Reproducible corpus

Step 0 | Get DVDs

For obvious copyright reasons, TV series episodes cannot be freely distributed.
Instead, we provide scripts to reproduce the corpus locally from your own legal copy of the official DVD sets.

Step 1 | Download scripts

Reproduction scripts are mostly wrappers around open-source command line tools which may be cumbersome to install. Therefore, we encourage you to use the provided Docker image that comes with all dependencies pre-installed:

$ docker pull tvddataset/create

or create your own from source:

$ git clone http://www.github.com/tvd-dataset/tvd
$ cd tvd && docker build -t tvddataset/create .

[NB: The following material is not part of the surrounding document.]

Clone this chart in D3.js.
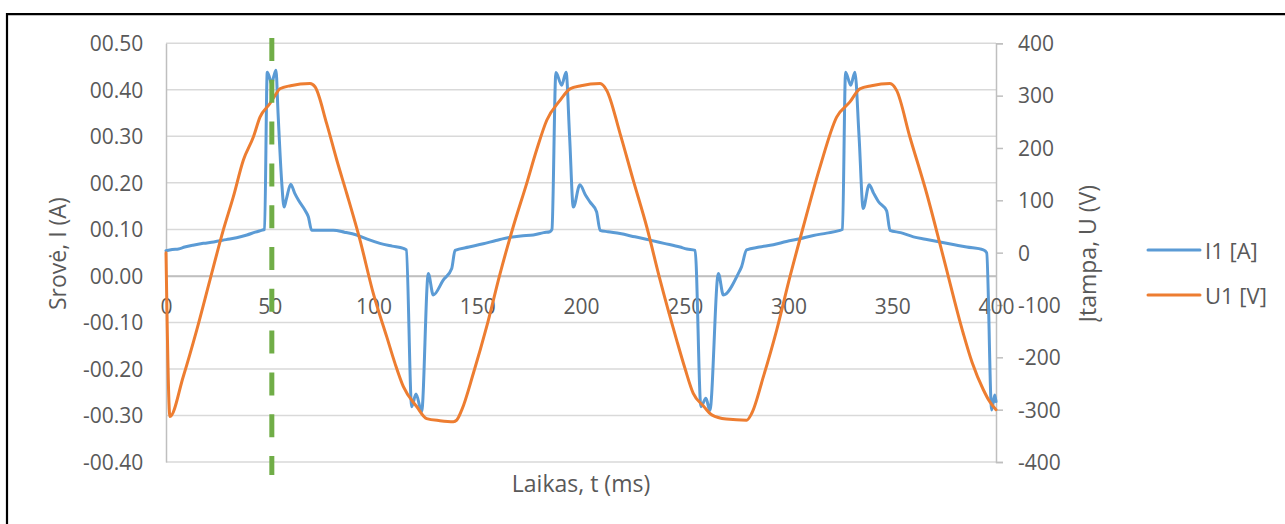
<!DOCTYPE html>
<html>
<head>
<meta charset="utf-8">
<script src="https://cdn.jsdelivr.net/npm/d3@7"></script>
<style>
  body { margin: 0; background: #fff; }
  svg { display: block; }
  text { font-family: "Open Sans", sans-serif; fill: #595959; }
</style>
</head>
<body>
<svg id="chart" width="1285" height="524"></svg>
<script>
// ---------- data ----------
const timeI = [0,3,6,9,13,18,23,29,34,39,43,46,47.5,48.8,50,50.9,52,53,54,55.7,56.9,58,60.1,62,63.8,67,68.6,70.2,75,80.6,86,91.9,97,103.1,109,114.4,115.8,118.4,120.5,123.2,126.4,128.8,133.6,137.7,139.3,146,152.9,159,165.8,171,177,182,185,186,187.9,190.7,192.8,194.5,196.3,199.5,202,204.3,207.5,209.2,213,218.8,226,233.3,240,247.7,251,255,257.8,260.2,262.1,266.2,268.6,275.8,277.4,279.8,286,292.7,299,305.5,312,318.4,324.8,326,327.5,330,332,334,336,338.9,341,343.3,347.3,348.9,354,360.2,366,373,380,385.9,393.9,395.5,397.9,399.4,400];
const currentI1 = [0.054,0.057,0.058,0.062,0.066,0.070,0.073,0.078,0.082,0.088,0.094,0.098,0.100,0.438,0.425,0.413,0.430,0.442,0.350,0.206,0.148,0.165,0.197,0.178,0.163,0.141,0.127,0.098,0.098,0.098,0.094,0.088,0.079,0.070,0.064,0.059,0.056,-0.281,-0.254,-0.292,0.005,-0.041,-0.009,0.016,0.055,0.062,0.069,0.076,0.083,0.086,0.088,0.093,0.095,0.100,0.437,0.410,0.438,0.300,0.148,0.196,0.175,0.159,0.138,0.098,0.095,0.091,0.084,0.077,0.070,0.062,0.058,0.055,-0.281,-0.263,-0.289,0.005,-0.041,0.005,0.020,0.056,0.062,0.067,0.074,0.080,0.087,0.092,0.098,0.100,0.438,0.410,0.438,0.300,0.145,0.196,0.178,0.160,0.140,0.098,0.093,0.084,0.079,0.073,0.067,0.062,0.056,0.050,-0.288,-0.256,-0.270];

const timeU = [0,1.9,8.3,14.8,21.2,27.6,32.4,37.3,42.1,45.3,50.1,52.5,54.9,60,69.4,71.8,77.4,82.3,87.1,93.5,99.9,106.4,110.4,114.4,120.8,125.6,132,138.5,140.1,142.5,148.1,154.5,161,167.3,173.8,178.6,183.5,189.9,194.7,200,209.2,212.4,218.8,225.2,231.7,238.1,246.1,250.1,254.1,259,263,270,279.8,282.3,287.9,294.3,300.7,307.1,315.2,323.2,329.6,334.4,340,348.9,352.1,358.5,366.6,374.6,384.2,388.5,393.9,397,400];
const voltageU1 = [0,-313,-237,-148,-52,43,106,177,221,259,285,300,313,319,323,317,247,177,113,24,-78,-161,-212,-256,-294,-317,-321,-323,-320,-301,-231,-142,-40,49,132,196,253,291,313,319,323,310,228,138,49,-52,-167,-221,-269,-293,-310,-318,-320,-307,-237,-148,-46,49,164,259,288,313,319,323,310,221,113,-8,-154,-210,-262,-285,-300];

const xTicks = [0,50,100,150,200,250,300,350,400];
const leftTicks = [-0.4,-0.3,-0.2,-0.1,0,0.1,0.2,0.3,0.4,0.5];
const rightTicks = [-400,-300,-200,-100,0,100,200,300,400];
const seriesNames = ["I1 [A]", "U1 [V]"];
const seriesColors = ["#5B9BD5", "#ED7D31"];
const markerTime = 51;
const titles = { x: "Laikas, t (ms)", yLeft: "Srovė, I (A)", yRight: "Įtampa, U (V)" };

// ---------- layout ----------
const svg = d3.select("#chart");
const X0 = 166, X1 = 996, Y0 = 462, Y1 = 43.3;
const x = d3.scaleLinear().domain([0, 400]).range([X0, X1]);
const yL = d3.scaleLinear().domain([-0.4, 0.5]).range([Y0, Y1]);
const yR = d3.scaleLinear().domain([-400, 400]).range([Y0, Y1]);

// outer frame
svg.append("line").attr("x1", 7).attr("x2", 1285).attr("y1", 14.2).attr("y2", 14.2)
  .attr("stroke", "#000").attr("stroke-width", 2.2);
svg.append("line").attr("x1", 7).attr("x2", 7).attr("y1", 13.1).attr("y2", 524)
  .attr("stroke", "#000").attr("stroke-width", 2.2);

// gridlines
svg.append("g").selectAll("line").data(leftTicks).join("line")
  .attr("x1", X0).attr("x2", X1)
  .attr("y1", d => yL(d)).attr("y2", d => yL(d))
  .attr("stroke", d => d === 0 ? "#BFBFBF" : "#D9D9D9").attr("stroke-width", 1.5);

const fmtL = d => (d < 0 ? "-" : "") + "0" + d3.format(".2f")(Math.abs(d));
const fmtR = d => (d < 0 ? "-" : "") + String(Math.abs(d));

// left axis
const gL = svg.append("g").attr("transform", `translate(${X0},0)`)
  .call(d3.axisLeft(yL).tickValues(leftTicks).tickFormat(fmtL).tickSize(0).tickPadding(22.7));
gL.select(".domain").attr("stroke", "#BFBFBF").attr("stroke-width", 1.5);
gL.selectAll("text").attr("font-size", 21).attr("dy", "0.35em").style("font-family", '"Open Sans", sans-serif').attr("fill", "#595959");

// right axis
const gR = svg.append("g").attr("transform", `translate(${X1},0)`)
  .call(d3.axisRight(yR).tickValues(rightTicks).tickFormat(fmtR).tickSize(7).tickPadding(15));
gR.select(".domain").attr("stroke", "#BFBFBF").attr("stroke-width", 1.5);
gR.selectAll(".tick line").attr("stroke", "#BFBFBF").attr("stroke-width", 1.5);
gR.selectAll("text").attr("font-size", 21).attr("dy", "0.35em").style("font-family", '"Open Sans", sans-serif').attr("fill", "#595959");

// bottom axis (crossing at zero of the current axis)
const gX = svg.append("g").attr("transform", `translate(0,${yL(0)})`)
  .call(d3.axisBottom(x).tickValues(xTicks).tickFormat(d => String(d)).tickSize(0).tickPadding(23));
gX.select(".domain").attr("stroke", "#BFBFBF").attr("stroke-width", 1.5);
gX.selectAll("text").attr("font-size", 21).style("font-family", '"Open Sans", sans-serif').attr("fill", "#595959");

// series
const lineI = d3.line().x((d, i) => x(timeI[i])).y(d => yL(d)).curve(d3.curveMonotoneX);
const lineU = d3.line().x((d, i) => x(timeU[i])).y(d => yR(d)).curve(d3.curveMonotoneX);
svg.append("path").datum(currentI1).attr("d", lineI)
  .attr("fill", "none").attr("stroke", seriesColors[0]).attr("stroke-width", 3)
  .attr("stroke-linejoin", "round").attr("stroke-linecap", "round");
svg.append("path").datum(voltageU1).attr("d", lineU)
  .attr("fill", "none").attr("stroke", seriesColors[1]).attr("stroke-width", 3)
  .attr("stroke-linejoin", "round").attr("stroke-linecap", "round");

// green dashed marker
svg.append("line").attr("x1", x(markerTime)).attr("x2", x(markerTime))
  .attr("y1", 38).attr("y2", 475)
  .attr("stroke", "#70AD47").attr("stroke-width", 5).attr("stroke-dasharray", "23 18.8");

// axis titles
svg.append("text").attr("x", (X0 + X1) / 2).attr("y", 492).attr("text-anchor", "middle")
  .attr("font-size", 23).text(titles.x);
svg.append("text").attr("transform", `translate(66,${(Y0 + Y1) / 2 + 1}) rotate(-90)`)
  .attr("text-anchor", "middle").attr("font-size", 23).text(titles.yLeft);
svg.append("text").attr("transform", `translate(1096,${(Y0 + Y1) / 2 + 1}) rotate(-90)`)
  .attr("text-anchor", "middle").attr("font-size", 23).text(titles.yRight);

// legend
const leg = svg.append("g");
seriesNames.forEach((name, i) => {
  const cy = 250 + i * 45;
  leg.append("line").attr("x1", 1148).attr("x2", 1200).attr("y1", cy).attr("y2", cy)
    .attr("stroke", seriesColors[i]).attr("stroke-width", 3).attr("stroke-linecap", "round");
  leg.append("text").attr("x", 1205).attr("y", cy + 8.5).attr("font-size", 22).text(name);
});
</script>
</body>
</html>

If you would rather not use Docker, have a look at the Dockerfile for details on how to install all dependencies for Ubuntu 14.04 LTS.

The following steps (2 and 3) suppose that you are trying to reproduce GameOfThrones subset:

$ export TVD_CORPUS='/path/to/tvd_corpus'
$ export TVD_PLUGIN='GameOfThrones'

Step 2 | Get audio, video and subtitles

tvd.create dump copies DVDs on your hard drive once and for all.

$ export SEASON=1; 
$ export DISC=1;
$ export DVD=/dev/dvd;
$ docker run -v $DVD:/dvd -v $TVD_CORPUS:/tvd tvddataset/create dump /tvd $TVD_PLUGIN $SEASON $DISC

tvd.create rip extracts audio, video and subtitles.

$ export SEASON=1
$ docker run -v $TVD_CORPUS:/tvd tvddataset/create rip /tvd $TVD_PLUGIN $SEASON

Step 3 | Get metadata

tvd.create metadata copies metadata provided by the plugin.

$ docker run -v $TVD_CORPUS:/tvd tvddataset/create metadata /tvd $TVD_PLUGIN

Step 4 | Tadaaaaa!

/path/to/tvd_corpus/GameOfThrones
├── dvd
│   ├── dump
│   │   ├── Season01.Disc01
│   │   ├── Season01.Disc02
│   │   └── ...
│   └── rip
│       ├── video
│       │   ├── GameOfThrones.Season01.Episode01.mkv
│       │   ├── GameOfThrones.Season01.Episode02.mkv
│       │   ├── GameOfThrones.Season01.Episode03.mkv
│       │   ├── GameOfThrones.Season01.Episode04.mkv
│       │   └── ...
│       ├── audio
│       │   ├── GameOfThrones.Season01.Episode01.en.wav
│       │   ├── GameOfThrones.Season01.Episode02.fr.wav
│       │   └── ...
│       └── subtitles
│           ├── GameOfThrones.Season01.Episode01.en.srt
│           ├── GameOfThrones.Season01.Episode02.fr.srt
│           └── ...
└── metadata
    ├── transcript
    │   ├── GameOfThrones.Season01.Episode01.json
    │   ├── GameOfThrones.Season01.Episode02.json
    │   └── ...
    ├── scenes
    │   ├── GameOfThrones.Season01.Episode01.json
    │   ├── GameOfThrones.Season01.Episode02.json
    │   └── ...
    └── ...

Why don't you try and have fun with TVD?